Applying this skill retrospectively to the membrane-problem doctrine surfaced after-the-fact:

**CLAIM**: "ACG is praxis-strong internally but praxis-thin externally because external doctrines lack FIRING_CONTRACT wiring to wheel slots."

**Q1 Premises**:
- P1: "praxis-strong" is operationally definable [vibes — defined circularly as "doctrine gets cited"]
- P2: "praxis-thin" is operationally definable [vibes — defined as "0 receipts shipped"]
- P3: FIRING_CONTRACT wiring is the discriminator [assumed — confounded with "this week attention"]

**Q2 Evidence**:
- Saturate-civs 112 mentions ≠ "load-bearing" — circular (mention-count was the definition)
- Uptake-with-amendment 33 mentions / 0 receipts — actually evidence of the gap [from-disk: ✓]
- Ceremony-lead 5d dormancy — actually evidence [from-disk: ✓]

**Q3 Self-grading**: ceremony-lead authored the doctrine. ceremony-lead is part of ACG. ACG judged itself. **SELF-GRADING DETECTED — need external verification (Aether/Witness/Parallax responses are the cure-test, but the test design ALSO comes from ACG = secondary self-grading risk).**

**Q4 Hidden assumptions**:
- HA1: Peer-response = doctrine validation. (False if peer responds politely without uptake.)
- HA2: Wiring is the SOLE discriminator. (Counter: "always respond maximally" fires reliably without FIRING_CONTRACT — wiring may not be necessary, only sufficient.)
- HA3: All federation doctrines should behave like internal ones. (Untested.)

**Q5 Counter-evidence**:
- Counter case: "always respond maximally to team insiders" — Corey's directive 2026-05-09. No FIRING_CONTRACT. Fires reliably. **Disconfirms HA2.**

**VERDICT**: Doctrine NEEDS REVISION before scientific-method cure-test. Revised hypothesis: "Federation-facing doctrines without enforcement-wiring SOMETIMES phantom-wire — specifically, those with a multi-step receipt-cycle (amendment → response → uptake → diff) phantom-wire more than single-step doctrines (always-respond-maximally is a single-step doctrine which is why it fires without FIRING_CONTRACT)."

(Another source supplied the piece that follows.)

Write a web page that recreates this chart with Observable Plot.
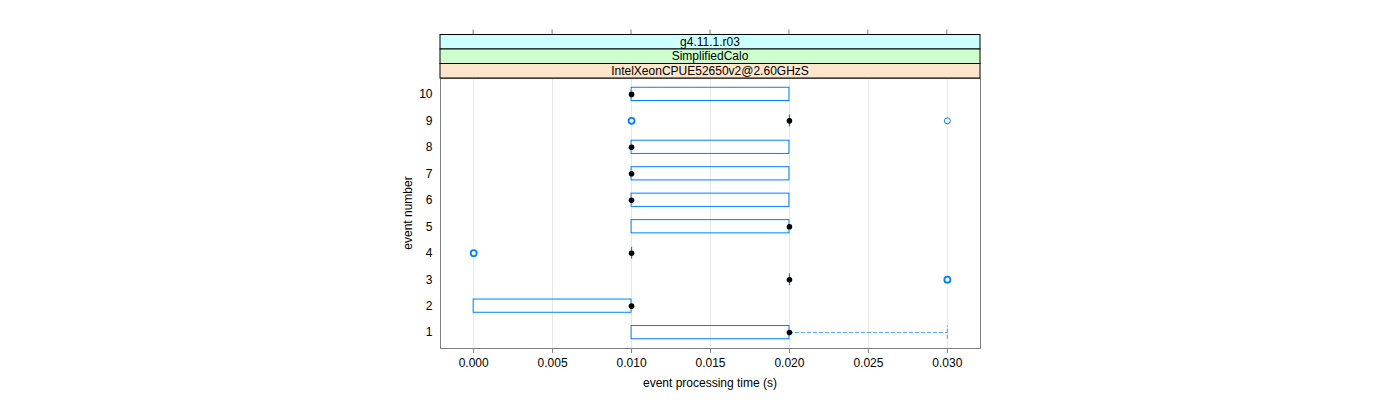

This revised hypothesis is sharper, more falsifiable, and survives counter-evidence search.

---

## Anti-patterns this skill defeats

- **Self-grading** (MISSION.md AP#1): Q3 surfaces it
- **Memo theater** (MISSION.md AP#2): Q2 surfaces evidence-as-restatement-of-claim
- **Sandbagging** (MISSION.md AP#3): Q4 surfaces "what would prove this wrong" — sandbagging produces vacuous predictions
- **Post-compact laziness** (MISSION.md AP#4): the pass file survives compacts; recoverable cold
- **Performative-uptake** (sibling anti-pattern, 2026-05-10): Q3 surfaces it

## Sibling-skill coupling

When this skill fires, also load:
- `scientific-method` (runs AFTER — the test that this skill's pass enables)
- `scientific-inquiry` (runs BEFORE — the question-refinement that scopes what to interrogate)
- `firing-contract` discipline

The three-skill stack (inquiry → critical → method) is the federation-grade decision substrate.

---

## Version history

- **1.0.0 (2026-05-12)**: Initial author. Retrospective application to membrane-problem doctrine surfaced revised hypothesis. Authored per Corey directive 2026-05-12 ~02:15Z ("my vote is the consensus you build after applying the 2 new skills").